UNA FOTO AL GIORNO: OU EST CHARLIE?




 E' uscito. Ad una settimana esatta dal tragico attentato, un altro numero di Charlie Hebdo è comunque riuscito ad uscire.

"La une", la copertina, ha nuovamente il profeta, ma è inutile raccontarvelo, lo sapete già; credo che nessuno al mondo, oggi, non sappia com'è la copertina del nuovo numero di Charlie Hebdo.
E' andato a ruba, sapete anche questo.
Stamani alle 7 e 30 ero dall'edicolante, ma qui nel quartiere la rivista era già introvabile. Poco male, l'importante è che sia uscita e che il numero di copie pubblicate sia in crescita: hanno annunciato un'altra ristampa per i prossimi 15 giorni. 
Son doppiamente contenta: uno per gli incassi che andranno al giornale e due per gli sciacalli che non hanno mai comprato la rivista in vita loro, che nemmeno sapevano esistesse o che - peggio ancora- la criticavano e ne auspicavano la chiusura e che oggi si sono alzati prima dell'alba per comprare il nuovo numero per poi rivenderlo (su eBay ci sono già gli annunci). Gli idioti si trovano a chili e quindi qualcuno che lo acquisterà ad un'asta ad un prezzo assurdo magari ci sarà, ma sinceramente ho i miei dubbi. L'unica copia uscita degna di collezione, a mio modesto parere, è quella turca, non certo quella francese. 
Nei prossimi giorni credo che riuscirò a trovarne una anch'io, ma se non l'avrò sinceramente non mi importa, l'essenziale non è quel numero, non per me... l'essenziale sono i numeri a venire. Sì, i numeri dei prossimi mesi e dei prossimi anni perché io, se devo essere sincera, mica ho tutta questa gran fiducia nell'umanità: in questi giorni faceva figo essere per Charlie e così lo erano più o meno tutti (e anche quelli che non lo erano comunque ne parlvano, perché faceva figo anche quello, anche parlarne contro corrente), ma domani? il prossimo mese? il prossimo anno?

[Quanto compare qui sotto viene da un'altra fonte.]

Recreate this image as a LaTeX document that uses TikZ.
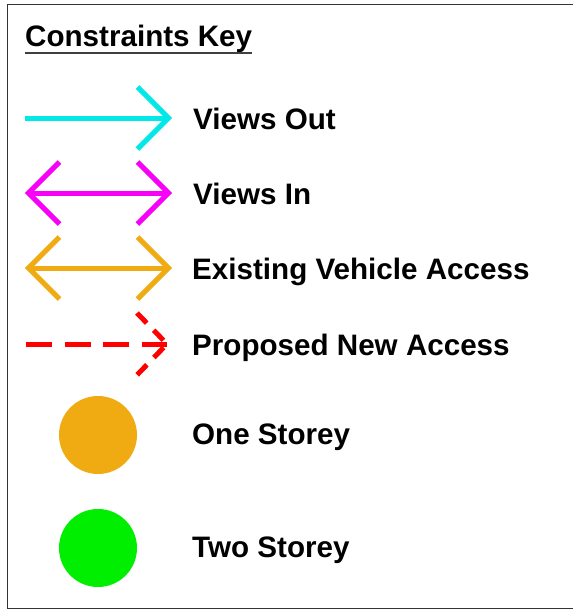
\documentclass[tikz,border=0pt]{standalone}
\usepackage{fontspec}
\setmainfont{Liberation Sans}
\definecolor{kcyan}{HTML}{00E8E8}
\definecolor{kmag}{HTML}{F800F8}
\definecolor{korange}{HTML}{F0AB12}
\definecolor{kred}{HTML}{FF0000}
\definecolor{kgreen}{HTML}{00EE00}
\begin{document}
\begin{tikzpicture}[x=1pt,y=-1pt,
  keyline/.style={line width=5pt,line join=miter},
  keytext/.style={anchor=base west,inner sep=0pt,font=\bfseries\fontsize{29.6}{32}\selectfont},
  keydot/.style={circle,minimum size=78pt,inner sep=0pt}]
\useasboundingbox (0,0) rectangle (573,611);
% frame (right edge lies outside the picture)
\draw[line width=1.4pt,black!80] (580,4.5) -- (7.5,4.5) -- (7.5,608.5) -- (580,608.5);
% title
\node[keytext] (title) at (25,46) {Constraints Key};
\draw[line width=1.5pt,black!75] ([yshift=-7pt]title.base west) -- ([yshift=-7pt]title.base east);
% Views Out
\coordinate (vo-s) at (25,118);
\coordinate (vo-e) at (168.5,118);
\draw[keyline,kcyan] (vo-s) -- (vo-e);
\draw[keyline,kcyan] ([shift={(-31,-31)}]vo-e) -- (vo-e) -- ([shift={(-31,31)}]vo-e);
\node[keytext] (vo) at (193,129.5) {Views Out};
% Views In
\coordinate (vi-s) at (28.5,193);
\coordinate (vi-e) at (168.5,193);
\draw[keyline,kmag] (vi-s) -- (vi-e);
\draw[keyline,kmag] ([shift={(-31,-31)}]vi-e) -- (vi-e) -- ([shift={(-31,31)}]vi-e);
\draw[keyline,kmag] ([shift={(31,-31)}]vi-s) -- (vi-s) -- ([shift={(31,31)}]vi-s);
\node[keytext] (vi) at (193,204.5) {Views In};
% Existing Vehicle Access
\coordinate (ev-s) at (28.5,268);
\coordinate (ev-e) at (168.5,268);
\draw[keyline,korange] (ev-s) -- (ev-e);
\draw[keyline,korange] ([shift={(-31,-31)}]ev-e) -- (ev-e) -- ([shift={(-31,31)}]ev-e);
\draw[keyline,korange] ([shift={(31,-31)}]ev-s) -- (ev-s) -- ([shift={(31,31)}]ev-s);
\node[keytext] (ev) at (192,279.5) {Existing Vehicle Access};
% Proposed New Access
\coordinate (pn-s) at (26,344);
\coordinate (pn-e) at (167,344);
\draw[keyline,kred,dash pattern=on 26pt off 12.5pt] (pn-s) -- (pn-e);
\draw[keyline,kred,dash pattern=on 14pt off 10pt] ([shift={(-30,-31)}]pn-e) -- (pn-e) -- ([shift={(-30,31)}]pn-e);
\node[keytext] (pn) at (192,355) {Proposed New Access};
% storeys
\node[keydot,fill=korange] (one) at (98,435) {};
\node[keytext] (onet) at (192,444) {One Storey};
\node[keydot,fill=kgreen] (two) at (98,548) {};
\node[keytext] (twot) at (192,557) {Two Storey};
\end{tikzpicture}
\end{document}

Mi è bastato ascoltare i discorsi delle persone in fila in attesa di comprare questo numero per arrivare a conclusioni amare: una tipa, mentre aspettavamo (per altro inutilmente) mi diceva che lo voleva perché era importante sostenere la rivista; "certo" ho detto io, "ma per sostenerla davvero occorrerebbe abbonarsi, un numero non basta". "Ma è importante l'azione simbolica". 
Sarà... ma a me i simboli stanno un po' sulle palle e tutto questo entusiasmo per questo numero mi convince poco. Spero di sbagliarmi.
Intanto Charlie continua (giustamente) a sbeffeggiare tutto e tutti: come ha testimoniato -e  giustamente- Stéphanie Hennette Vauchez sul numero di "Liberation" uscito oggi: "il fatto che persino un profeta affermi di essere Charlie, ci invita a riflettere sul senso del movimento di sostegno che si è diffuso da mercoledì scorso. Qua e là, persone e associazioni che fino a poco prima erano contrari alla linea editoriale della rivista, hanno affermato di essere Charlie". 
Hennette-Vauchez pensa (e a dirla tutta ci penso anch'io) soprattutto a dei capi di Stato davvero poco rispettosi della libertà di espressione che questa settimana sono diventati "Charlie". 
Credo nella buona fede della gente comune, ma non credo affatto a quella di questi signori, che nei loro paesi o nelle loro monarchie hanno la stampa che si mette a 90° e scrive solo ciò che non va contro i loro interessi.
Penso inoltre a giornali e riviste servili che scrivono solamente quello che non urta la sensibilità dei sovrani o dei capi di stato in cui pubblicano i loro bollettini parrocchiali e i cui direttori editoriali hanno fatto a gara a farsi fotografare con il cartello "Je suis Charlie" e... mi vien da ridere. Un riso amaro, ça va sans dire.
E quindi, a dirla tutta, non penso che tutti quelli che hanno giurato e spergiurato di essere Charlie, lo siano di fatto davvero. Non ci sarebbe niente di male a non esserlo, ma in tempi normali, oggi come oggi invece, la cosa mi fa paura.